Mawa Theatre Company has been established by black and mixed race performers Gabrielle Brooks, Danielle Kassaraté, Jade Samuels, and Eastender actress Maisey Bawden.

The venture is the UK’s first Shakespearean theatre company to be exclusively black and female, and is aimed at making the Bard appeal to diverse audiences.

The London-based company will focus on “producing content that focuses on themes within his works that correlate with the Black community”.

This will include reimagining William Shakespeare’s work in regard to issues including “Ancestry, Class, Colonisation, Misogynoir (misogyny against black women), colourism”.

Its founders announced that the group will “address how Black and Black Mixed Race Women are represented in classical text” and “explore how Shakespeare translates to Black audiences”

The company was devised in the wake of Black Lives Matter protests in 2020 as a response to “structural” problems preventing black and mixed race performers from being given opportunities in the theatre industry.

Co-founder Gabrielle Brooks wrote: “It’s no secret that Black and Black mixed - race women are still not cast as often as white performers in classical text.

“It highlights a continuing erasure of Blackness from traditionally white led art forms and ultimately an erasure of Blackness from British Art.”
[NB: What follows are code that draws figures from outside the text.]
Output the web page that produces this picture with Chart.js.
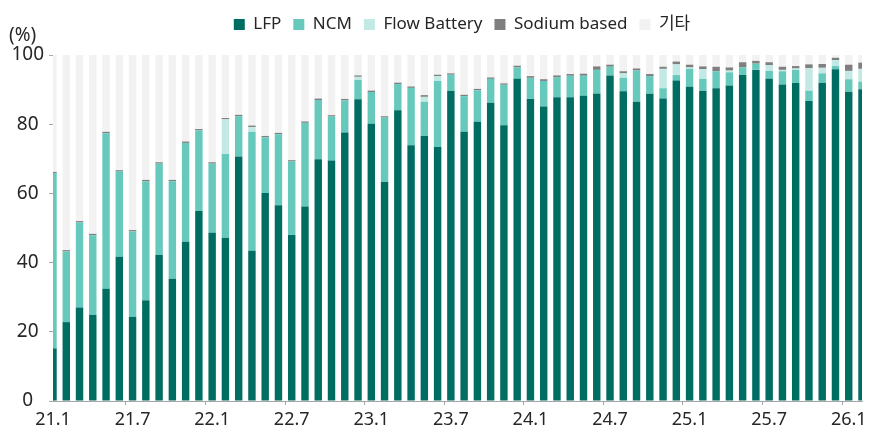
<!DOCTYPE html>
<html>
<head>
<meta charset="utf-8">
<script src="https://cdn.jsdelivr.net/npm/chart.js@4/dist/chart.umd.min.js"></script>
<style>
  html, body { margin: 0; padding: 0; background: #fff; }
  #wrap { width: 872px; height: 432px; position: relative; }
</style>
</head>
<body>
<div id="wrap"><canvas id="chart"></canvas></div>
<script>
// 월별 ESS 배터리 유형 비중 (%)
const months = [
  '21.1','21.2','21.3','21.4','21.5','21.6','21.7','21.8','21.9','21.10','21.11','21.12',
  '22.1','22.2','22.3','22.4','22.5','22.6','22.7','22.8','22.9','22.10','22.11','22.12',
  '23.1','23.2','23.3','23.4','23.5','23.6','23.7','23.8','23.9','23.10','23.11','23.12',
  '24.1','24.2','24.3','24.4','24.5','24.6','24.7','24.8','24.9','24.10','24.11','24.12',
  '25.1','25.2','25.3','25.4','25.5','25.6','25.7','25.8','25.9','25.10','25.11','25.12',
  '26.1','26.2'
];

const lfp = [
  15.2, 22.8, 27.0, 24.9, 32.4, 41.7, 24.3, 29.1, 42.3, 35.3, 46.0, 54.9,
  48.6, 47.2, 70.7, 43.4, 60.1, 56.6, 48.0, 56.2, 69.9, 69.5, 77.6, 87.2,
  80.1, 63.4, 84.0, 73.9, 76.6, 73.4, 89.7, 77.8, 80.7, 86.2, 79.7, 93.1,
  87.3, 85.1, 87.8, 87.8, 88.2, 88.9, 94.1, 89.5, 86.5, 88.8, 87.4, 92.6,
  90.8, 89.7, 90.4, 91.2, 94.2, 95.7, 93.1, 91.5, 91.9, 86.7, 92.0, 95.9,
  89.4, 90.1
];
const ncm = [
  50.6, 20.4, 24.6, 23.0, 45.0, 24.6, 24.7, 34.4, 26.3, 28.2, 28.6, 23.3,
  20.0, 24.2, 11.6, 34.4, 16.1, 20.5, 21.2, 24.2, 17.1, 12.7, 9.3, 5.6,
  9.2, 18.5, 7.6, 16.6, 9.9, 19.1, 4.6, 10.3, 9.1, 6.9, 11.7, 3.3,
  6.1, 7.4, 5.8, 6.2, 5.8, 6.8, 2.5, 3.9, 9.0, 5.1, 3.0, 1.6,
  5.2, 3.4, 4.9, 3.8, 2.2, 1.8, 2.3, 3.8, 3.8, 3.0, 2.7, 0.9,
  3.6, 2.2
];
const flow = [
  0, 0, 0, 0, 0, 0, 0, 0, 0, 0, 0, 0,
  0, 10.0, 0, 1.4, 0, 0, 0, 0, 0, 0, 0, 0.9,
  0, 0, 0, 0, 1.4, 1.4, 0, 0, 0, 0, 0, 0,
  0, 0, 0, 0, 0, 0, 0, 1.3, 0, 0, 5.6, 3.1,
  0.4, 2.8, 0, 0.5, 0, 0, 1.7, 0.4, 0.4, 6.5, 1.6, 1.7,
  2.4, 3.7
];
const sodium = [
  0.4, 0.4, 0.4, 0.4, 0.4, 0.4, 0.4, 0.4, 0.4, 0.4, 0.4, 0.4,
  0.4, 0.4, 0.4, 0.4, 0.4, 0.4, 0.4, 0.4, 0.4, 0.4, 0.4, 0.4,
  0.4, 0.4, 0.4, 0.4, 0.5, 0.4, 0.4, 0.4, 0.4, 0.4, 0.4, 0.5,
  0.5, 0.5, 0.5, 0.5, 0.6, 1.0, 0.6, 0.6, 0.6, 0.6, 0.6, 0.8,
  0.8, 0.8, 1.3, 0.9, 1.5, 0.8, 0.8, 0.9, 0.7, 1.1, 1.1, 0.7,
  1.8, 1.8
];
const others = [
  33.8, 56.4, 48.0, 51.7, 22.2, 33.3, 50.6, 36.1, 31.0, 36.1, 25.0, 21.4,
  31.0, 18.2, 17.3, 20.4, 23.4, 22.5, 30.4, 19.2, 12.6, 17.4, 12.7, 5.9,
  10.3, 17.7, 8.0, 9.1, 11.6, 5.7, 5.3, 11.5, 9.8, 6.5, 8.2, 3.1,
  6.1, 7.0, 5.9, 5.5, 5.4, 3.3, 2.8, 4.7, 3.9, 5.5, 3.4, 1.9,
  2.8, 3.3, 3.4, 3.6, 2.1, 1.7, 2.1, 3.4, 3.2, 2.7, 2.6, 0.8,
  2.8, 2.2
];
const yTicks = [0, 20, 40, 60, 80, 100];

const axisColor = '#a6a6a6';
const textColor = '#262626';
const fontFamily = '"Noto Sans", "Noto Sans CJK KR", sans-serif';

// (%) 단위 표시
const unitLabel = {
  id: 'unitLabel',
  afterDraw(chart) {
    const ctx = chart.ctx;
    ctx.save();
    ctx.font = '19px ' + fontFamily;
    ctx.fillStyle = textColor;
    ctx.textAlign = 'left';
    ctx.textBaseline = 'middle';
    ctx.fillText('(%)', 9, 36);
    ctx.restore();
  }
};

// 범례 위치 조정 (오른쪽, 위로)
const legendShift = {
  id: 'legendShift',
  afterLayout(chart) {
    const lg = chart.legend;
    if (lg) {
      lg.left += 31; lg.right += 31;
      lg.top -= 12; lg.bottom -= 12;
    }
  }
};

function ds(label, data, color) {
  return {
    label: label,
    data: data,
    backgroundColor: color,
    borderWidth: 0,
    categoryPercentage: 1,
    barPercentage: 0.56,
    clip: 0
  };
}

new Chart(document.getElementById('chart'), {
  type: 'bar',
  data: {
    labels: months,
    datasets: [
      ds('LFP', lfp, '#006d62'),
      ds('NCM', ncm, '#66c9bb'),
      ds('Flow Battery', flow, '#c2e9e4'),
      ds('Sodium based', sodium, '#7f7f7f'),
      ds('기타', others, '#f2f2f2')
    ]
  },
  options: {
    responsive: true,
    maintainAspectRatio: false,
    animation: false,
    layout: { padding: { left: 0, right: 10, top: 16, bottom: 0 } },
    plugins: {
      legend: {
        position: 'top',
        labels: {
          boxWidth: 11,
          boxHeight: 11,
          padding: 12,
          color: textColor,
          font: { family: fontFamily, size: 17 }
        }
      },
      tooltip: { enabled: false }
    },
    scales: {
      x: {
        stacked: true,
        offset: false,
        grid: {
          drawOnChartArea: false,
          drawTicks: true,
          tickLength: 4,
          color: (c) => (c.index % 6 === 0 ? axisColor : 'rgba(0,0,0,0)')
        },
        border: { display: true, color: axisColor, width: 1 },
        ticks: {
          autoSkip: false,
          maxRotation: 0,
          padding: 4,
          color: textColor,
          font: { family: fontFamily, size: 18 },
          callback: function (v, i) { return i % 6 === 0 ? months[i] : ''; }
        },
        afterFit: (s) => { s.height = 31; }
      },
      y: {
        stacked: true,
        min: 0,
        max: 100,
        afterBuildTicks: (s) => { s.ticks = yTicks.map((v) => ({ value: v })); },
        grid: { drawOnChartArea: false, drawTicks: true, tickLength: 4, color: axisColor },
        border: { display: true, color: axisColor, width: 1 },
        ticks: {
          padding: 5,
          crossAlign: 'center',
          color: textColor,
          font: { family: fontFamily, size: 19 }
        },
        afterFit: (s) => { s.width = 53; }
      }
    }
  },
  plugins: [unitLabel, legendShift]
});
</script>
</body>
</html>
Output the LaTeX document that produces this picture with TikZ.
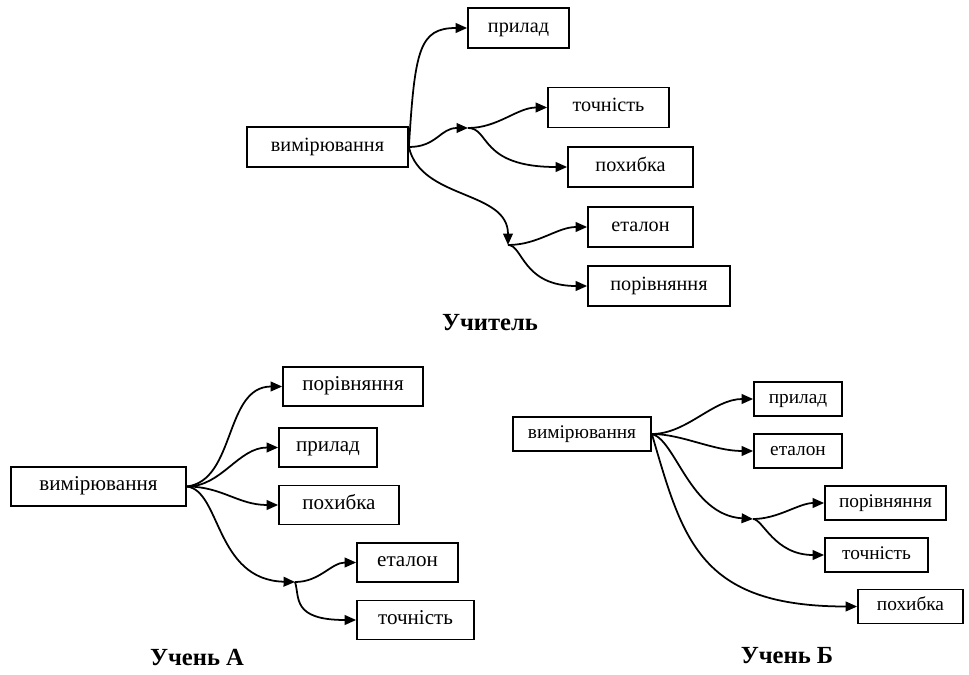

Ms Brooks claimed that Shakespeare, the most produced playwright worldwide, is to remain “a staple of British culture and wants to continue to be a political” then his work “must be reimagined and break down barriers”.

Sharon D Clarke, a Holby City star and three-time Olivier Award-winner, has been made an ambassador of Mawa Theatre Company.

She said: “We have waited a long time for a company like this and I’m excited to see them produce some groundbreaking, thought provoking, innovative work.

“The industry desperately needs more Black led female companies.”